- **Your instructions**
Leave every picture out and write out the records below exactly.

- **Task inputs**
--- Begin ---
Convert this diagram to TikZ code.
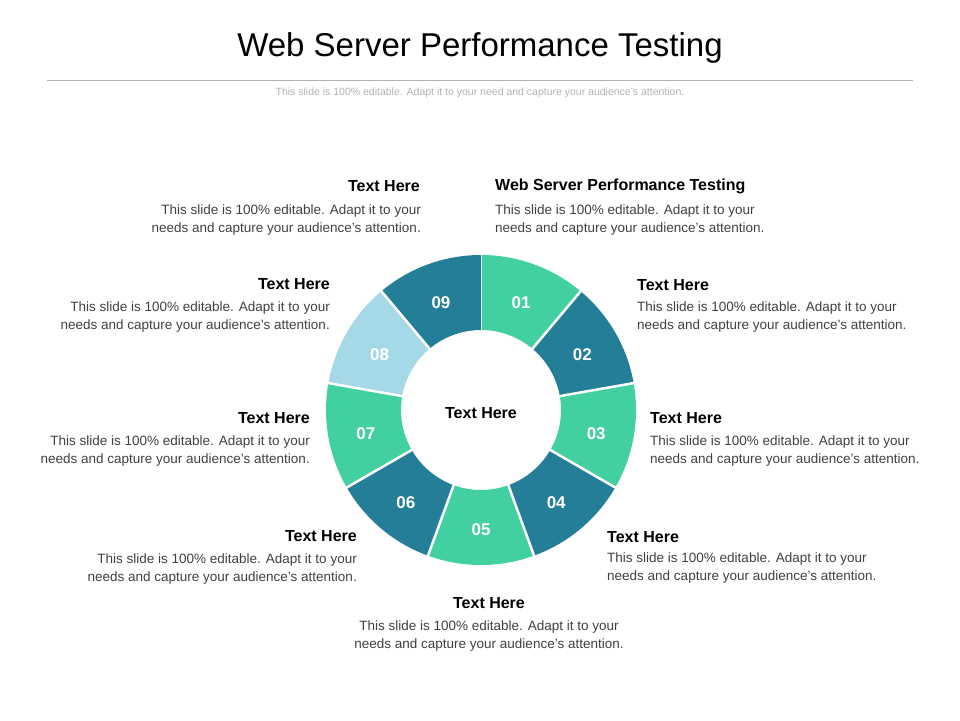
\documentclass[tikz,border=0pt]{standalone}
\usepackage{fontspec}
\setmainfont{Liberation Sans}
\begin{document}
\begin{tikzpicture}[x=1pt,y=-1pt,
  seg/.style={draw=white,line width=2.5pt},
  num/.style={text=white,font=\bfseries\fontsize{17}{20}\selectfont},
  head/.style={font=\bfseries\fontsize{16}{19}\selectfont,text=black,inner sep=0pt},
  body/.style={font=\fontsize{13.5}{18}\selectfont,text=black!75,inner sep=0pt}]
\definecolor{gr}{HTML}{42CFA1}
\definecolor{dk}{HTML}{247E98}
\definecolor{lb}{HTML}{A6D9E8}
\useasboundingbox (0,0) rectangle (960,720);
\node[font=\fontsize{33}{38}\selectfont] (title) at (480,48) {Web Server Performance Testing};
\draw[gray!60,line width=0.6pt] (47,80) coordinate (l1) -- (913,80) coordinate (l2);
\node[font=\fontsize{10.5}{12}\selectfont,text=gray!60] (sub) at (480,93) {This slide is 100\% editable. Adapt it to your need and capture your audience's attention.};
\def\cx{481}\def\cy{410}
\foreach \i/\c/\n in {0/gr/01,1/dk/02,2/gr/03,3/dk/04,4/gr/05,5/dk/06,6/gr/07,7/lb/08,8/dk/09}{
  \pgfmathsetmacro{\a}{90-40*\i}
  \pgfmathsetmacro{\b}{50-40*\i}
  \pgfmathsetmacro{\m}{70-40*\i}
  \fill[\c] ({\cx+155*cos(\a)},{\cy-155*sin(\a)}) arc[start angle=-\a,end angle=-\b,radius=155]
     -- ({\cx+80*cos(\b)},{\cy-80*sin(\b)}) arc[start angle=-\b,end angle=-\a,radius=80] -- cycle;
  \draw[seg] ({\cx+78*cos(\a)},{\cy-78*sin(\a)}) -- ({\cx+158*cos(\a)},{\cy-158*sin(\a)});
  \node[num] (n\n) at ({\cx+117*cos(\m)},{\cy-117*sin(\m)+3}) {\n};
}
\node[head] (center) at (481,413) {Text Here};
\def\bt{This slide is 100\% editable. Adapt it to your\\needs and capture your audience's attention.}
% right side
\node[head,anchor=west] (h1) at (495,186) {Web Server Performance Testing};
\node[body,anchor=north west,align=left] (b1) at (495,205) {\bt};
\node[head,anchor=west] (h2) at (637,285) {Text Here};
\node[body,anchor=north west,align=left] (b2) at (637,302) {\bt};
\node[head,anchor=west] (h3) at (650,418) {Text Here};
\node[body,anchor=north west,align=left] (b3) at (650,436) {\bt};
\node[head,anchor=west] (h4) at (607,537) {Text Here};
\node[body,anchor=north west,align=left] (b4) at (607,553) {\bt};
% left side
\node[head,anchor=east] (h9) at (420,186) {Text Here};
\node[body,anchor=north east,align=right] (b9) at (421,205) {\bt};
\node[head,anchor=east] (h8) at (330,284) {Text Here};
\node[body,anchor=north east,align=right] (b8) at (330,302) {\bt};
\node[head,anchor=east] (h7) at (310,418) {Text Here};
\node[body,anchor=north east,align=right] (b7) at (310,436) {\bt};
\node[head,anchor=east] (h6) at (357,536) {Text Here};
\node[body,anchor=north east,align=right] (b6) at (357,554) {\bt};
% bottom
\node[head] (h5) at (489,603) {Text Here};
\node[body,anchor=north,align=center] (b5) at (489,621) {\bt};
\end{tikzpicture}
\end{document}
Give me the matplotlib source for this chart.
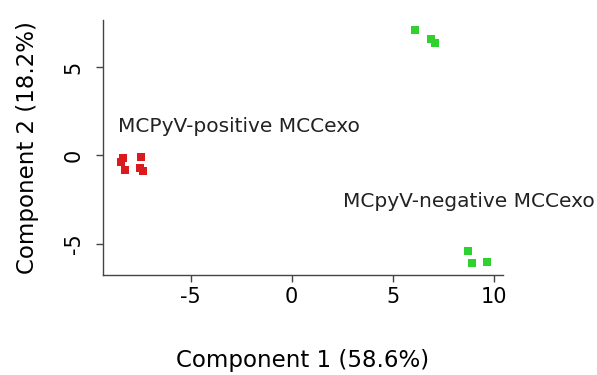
--- End ---
- **Answer**
Convert this diagram to TikZ code.
\documentclass[tikz,border=0pt]{standalone}
\usepackage{fontspec}
\setmainfont{Liberation Sans}
\begin{document}
\begin{tikzpicture}[x=1pt,y=-1pt,
  seg/.style={draw=white,line width=2.5pt},
  num/.style={text=white,font=\bfseries\fontsize{17}{20}\selectfont},
  head/.style={font=\bfseries\fontsize{16}{19}\selectfont,text=black,inner sep=0pt},
  body/.style={font=\fontsize{13.5}{18}\selectfont,text=black!75,inner sep=0pt}]
\definecolor{gr}{HTML}{42CFA1}
\definecolor{dk}{HTML}{247E98}
\definecolor{lb}{HTML}{A6D9E8}
\useasboundingbox (0,0) rectangle (960,720);
\node[font=\fontsize{33}{38}\selectfont] (title) at (480,48) {Web Server Performance Testing};
\draw[gray!60,line width=0.6pt] (47,80) coordinate (l1) -- (913,80) coordinate (l2);
\node[font=\fontsize{10.5}{12}\selectfont,text=gray!60] (sub) at (480,93) {This slide is 100\% editable. Adapt it to your need and capture your audience's attention.};
\def\cx{481}\def\cy{410}
\foreach \i/\c/\n in {0/gr/01,1/dk/02,2/gr/03,3/dk/04,4/gr/05,5/dk/06,6/gr/07,7/lb/08,8/dk/09}{
  \pgfmathsetmacro{\a}{90-40*\i}
  \pgfmathsetmacro{\b}{50-40*\i}
  \pgfmathsetmacro{\m}{70-40*\i}
  \fill[\c] ({\cx+155*cos(\a)},{\cy-155*sin(\a)}) arc[start angle=-\a,end angle=-\b,radius=155]
     -- ({\cx+80*cos(\b)},{\cy-80*sin(\b)}) arc[start angle=-\b,end angle=-\a,radius=80] -- cycle;
  \draw[seg] ({\cx+78*cos(\a)},{\cy-78*sin(\a)}) -- ({\cx+158*cos(\a)},{\cy-158*sin(\a)});
  \node[num] (n\n) at ({\cx+117*cos(\m)},{\cy-117*sin(\m)+3}) {\n};
}
\node[head] (center) at (481,413) {Text Here};
\def\bt{This slide is 100\% editable. Adapt it to your\\needs and capture your audience's attention.}
% right side
\node[head,anchor=west] (h1) at (495,186) {Web Server Performance Testing};
\node[body,anchor=north west,align=left] (b1) at (495,205) {\bt};
\node[head,anchor=west] (h2) at (637,285) {Text Here};
\node[body,anchor=north west,align=left] (b2) at (637,302) {\bt};
\node[head,anchor=west] (h3) at (650,418) {Text Here};
\node[body,anchor=north west,align=left] (b3) at (650,436) {\bt};
\node[head,anchor=west] (h4) at (607,537) {Text Here};
\node[body,anchor=north west,align=left] (b4) at (607,553) {\bt};
% left side
\node[head,anchor=east] (h9) at (420,186) {Text Here};
\node[body,anchor=north east,align=right] (b9) at (421,205) {\bt};
\node[head,anchor=east] (h8) at (330,284) {Text Here};
\node[body,anchor=north east,align=right] (b8) at (330,302) {\bt};
\node[head,anchor=east] (h7) at (310,418) {Text Here};
\node[body,anchor=north east,align=right] (b7) at (310,436) {\bt};
\node[head,anchor=east] (h6) at (357,536) {Text Here};
\node[body,anchor=north east,align=right] (b6) at (357,554) {\bt};
% bottom
\node[head] (h5) at (489,603) {Text Here};
\node[body,anchor=north,align=center] (b5) at (489,621) {\bt};
\end{tikzpicture}
\end{document}
Give me the matplotlib source for this chart.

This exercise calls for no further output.